Joe Biden, a Democrat, accuses President Trump of dividing the United States. He said that when a leader does that “you’re going to get the worst of us to come out,” meaning George Floyd’s tragedy.
Biden said he ‘loves people,’ however, there is some Americans who get things wrong.
“There are probably anywhere from 10 to 15 percent of the people out there, they’re just not very good people,” Biden said and added that “is not who we are” because the vast majority of Americans are decent citizens and people.
Biden also appealed to unite people, bring them together, saying that is the only way to remain a nation under the current situation.
Commenting on the protests across the country, Biden acknowledged that there are privileges and he enjoys as a white man in America.
“I’m a white man. I think I understand, but I can’t feel it. I mean I feel it, but I don’t know what it’s like to be a black man walking down the street and be accosted,” he said.
The former Vice President confessed he has any idea what it’s like to be treated in a prejudiced way as a black man. But he does know what it’s like to be humiliated. “Because when I was a kid, I used to stutter — like that,” Mr Biden said.
“I am used to bullies. I am used to people who take advantage of people. I am used to people who in fact just try to exert power for their own egotistical reasons,” he added.
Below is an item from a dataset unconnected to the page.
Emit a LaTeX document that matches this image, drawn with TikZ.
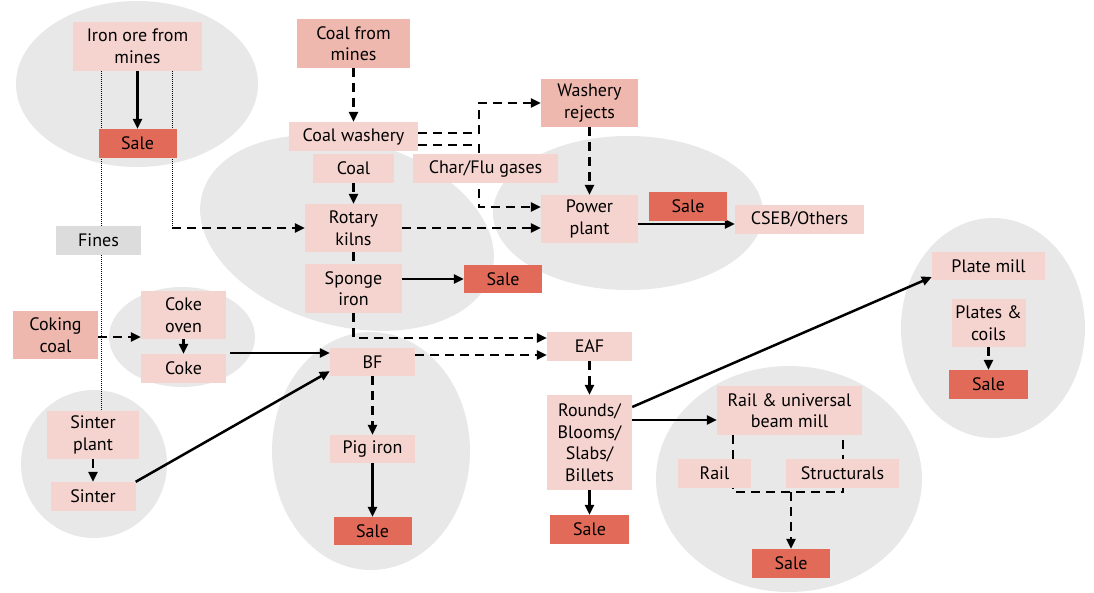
\documentclass[tikz,border=0pt]{standalone}
\usepackage{fontspec}
\setmainfont{PT Sans}
\usetikzlibrary{arrows.meta}
\definecolor{boxpink}{HTML}{F5D4D0}
\definecolor{boxrose}{HTML}{EFB8AF}
\definecolor{salered}{HTML}{E16B58}
\definecolor{blobgray}{HTML}{E8E8E8}
\definecolor{finesgray}{HTML}{DCDCDC}
\pgfdeclarelayer{back}
\pgfdeclarelayer{lines}
\pgfsetlayers{back,lines,main}

\begin{document}
\begin{tikzpicture}[
  x=1pt, y=-1pt,
  box/.style={fill=boxpink, inner sep=0pt, align=center, text=black,
              font=\fontsize{18}{21.5}\selectfont, minimum height=29pt},
  rose/.style={box, fill=boxrose},
  sale/.style={box, fill=salered},
  fine/.style={box, fill=finesgray},
  arr/.style={-{Triangle[length=10pt,width=9pt]}, line width=2.5pt},
  dline/.style={line width=2.5pt, dash pattern=on 9pt off 6pt},
  darr/.style={arr, dline},
  dotline/.style={line width=1pt, dash pattern=on 1pt off 1pt}
]
  \useasboundingbox (0,0) rectangle (1094,592);

  \begin{pgfonlayer}{back}
    \fill[blobgray] (137,84) ellipse [x radius=121, y radius=83];
    \fill[blobgray, rotate around={-15:(347,233)}] (347,233) ellipse [x radius=150, y radius=93];
    \fill[blobgray] (628,213) ellipse [x radius=135, y radius=77];
    \fill[blobgray] (182,337) ellipse [x radius=73, y radius=50];
    \fill[blobgray] (94,464) ellipse [x radius=73, y radius=74];
    \fill[blobgray] (371,451) ellipse [x radius=99, y radius=119];
    \fill[blobgray] (789,479) ellipse [x radius=133, y radius=113];
    \fill[blobgray] (993,328) ellipse [x radius=92, y radius=110];
  \end{pgfonlayer}

  \node[box, minimum width=129pt, minimum height=49pt] (ore) at (137.5,46.5) {Iron ore from\\mines};
  \node[sale, minimum width=78pt] (oresale) at (137.5,143.5) {Sale};
  \node[fine, minimum width=85pt] (fines) at (98.5,240.5) {Fines};
  \node[rose, minimum width=113pt, minimum height=49pt] (coalmine) at (353.5,43.5) {Coal from\\mines};
  \node[box, minimum width=129pt] (washery) at (353.5,136.5) {Coal washery};
  \node[box, minimum width=81pt] (coal) at (353.5,168.5) {Coal};
  \node[box, minimum width=145pt] (char) at (485.5,168.5) {Char/Flu gases};
  \node[box, minimum width=97pt, minimum height=48pt] (kilns) at (353.5,228) {Rotary\\kilns};
  \node[box, minimum width=97pt, minimum height=49pt] (sponge) at (353.5,288.5) {Sponge\\iron};
  \node[sale, minimum width=78pt, minimum height=28pt] (spongesale) at (503,279) {Sale};
  \node[rose, minimum width=97pt, minimum height=48pt] (rejects) at (589.5,103) {Washery\\rejects};
  \node[box, minimum width=97pt, minimum height=48pt] (power) at (589.5,219) {Power\\plant};
  \node[sale, minimum width=78pt] (powersale) at (688,206.5) {Sale};
  \node[box, minimum width=129pt] (cseb) at (799.5,219.5) {CSEB/Others};
  \node[rose, minimum width=85pt, minimum height=48pt] (coking) at (55.5,335) {Coking\\coal};
  \node[box, minimum width=85pt, minimum height=48pt] (oven) at (183.5,315) {Coke\\oven};
  \node[box, minimum width=85pt] (coke) at (183.5,368.5) {Coke};
  \node[box, minimum width=85pt, minimum height=28pt] (bf) at (372.5,362) {BF};
  \node[box, minimum width=85pt, minimum height=28pt] (pig) at (372.5,449) {Pig iron};
  \node[sale, minimum width=78pt, minimum height=28pt] (pigsale) at (372.5,531) {Sale};
  \node[box, minimum width=92pt, minimum height=48pt] (sinterplant) at (93,435) {Sinter\\plant};
  \node[box, minimum width=85pt] (sinter) at (93,496.5) {Sinter};
  \node[box, minimum width=85pt] (eaf) at (589.5,346.5) {EAF};
  \node[box, minimum width=85pt, minimum height=95pt] (rounds) at (589.5,442.5) {Rounds/\\Blooms/\\Slabs/\\Billets};
  \node[sale, minimum width=79pt] (roundsale) at (589.5,529.5) {Sale};
  \node[box, minimum width=145pt, minimum height=49pt] (railmill) at (789.5,410.5) {Rail \& universal\\beam mill};
  \node[box, minimum width=73pt] (rail) at (714.5,473.5) {Rail};
  \node[box, minimum width=113pt] (struct) at (842.5,473.5) {Structurals};
  \node[sale, minimum width=78pt] (railsale) at (791,563.5) {Sale};
  \node[box, minimum width=113pt, minimum height=28pt] (platemill) at (988.5,266) {Plate mill};
  \node[box, minimum width=74pt, minimum height=48pt] (plates) at (988.5,323) {Plates \&\\coils};
  \node[sale, minimum width=79pt] (platesale) at (988.5,384.5) {Sale};

  \coordinate (orel) at (101,71);
  \coordinate (orer) at (172,71);
  \coordinate (jl) at (733,492);
  \coordinate (jr) at (843,492);
  \coordinate (jm) at (791,492);

  \begin{pgfonlayer}{lines}
    \draw[dotline] (orel) -- (orel |- sinterplant.north);
    \draw[dotline] (orer) -- (orer |- kilns.west);
    \draw[darr] (orer |- kilns.west) -- (kilns.west);
    \draw[arr] (ore) -- (oresale);
    \draw[darr] (coalmine) -- (washery);
    \draw[darr] ([yshift=3.5pt]washery.east) -- ++(61,0) |- (rejects.west);
    \draw[darr] ([yshift=-8.5pt]washery.east) -- ++(61,0) |- ([yshift=12pt]power.west);
    \draw[darr] (coal) -- (kilns);
    \draw[dline] (kilns) -- (sponge);
    \draw[darr] (kilns.east) -- (kilns.east -| power.west);
    \draw[arr] (sponge.east |- spongesale) -- (spongesale.west);
    \draw[darr] (sponge.south) |- ([yshift=8.5pt]eaf.west);
    \draw[darr] ([yshift=7pt]bf.east) -- ([yshift=-8.5pt]eaf.west);
    \draw[darr] (rejects) -- (power);
    \draw[arr] ([yshift=-5pt]power.east) -- ([yshift=-4.5pt]cseb.west);
    \draw[darr] ([yshift=-2pt]coking.east) -- ([yshift=-22pt]oven.west);
    \draw[arr] (oven) -- (coke);
    \draw[arr] ([xshift=4pt,yshift=15.5pt]coke.east) -- ([yshift=9pt]bf.west);
    \draw[arr] (sinter.north east) -- ([yshift=5pt]bf.south west);
    \draw[darr] (bf) -- (pig);
    \draw[arr] (pig) -- (pigsale);
    \draw[darr] (sinterplant) -- (sinter);
    \draw[darr] (eaf) -- (rounds);
    \draw[arr] (rounds) -- (roundsale);
    \draw[arr] ([yshift=22.5pt]rounds.east) -- ([yshift=-9.5pt]railmill.west);
    \draw[arr] ([yshift=35.5pt]rounds.east) -- ([yshift=-11pt]platemill.west);
    \draw[dline] (railmill.south -| jl) -- (jl) -- (jr) -- (jr |- railmill.south);
    \draw[darr] (jm) -- (jm |- railsale.north);
    \draw[darr] (plates) -- (platesale);
  \end{pgfonlayer}
\end{tikzpicture}
\end{document}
Biden also said people may be right to say he has not done enough to solve issues. According to the former VP, the hate didn’t begin with Donald Trump, but it’s not gonna end with him. “The history of our country is not a fairy tale,” Biden said.
In his efforts to unite the nation, Biden reminded that the Americans are in a battle for the soul of this nation that has been a constant push and pulls for over 200 years. “I call every American to ask themselves, ask them the following– is this who we are, what we’re seeing now? Is this we want to be? Is this what we will pass on to our kids and our grandkids?” he set the rhetoric question.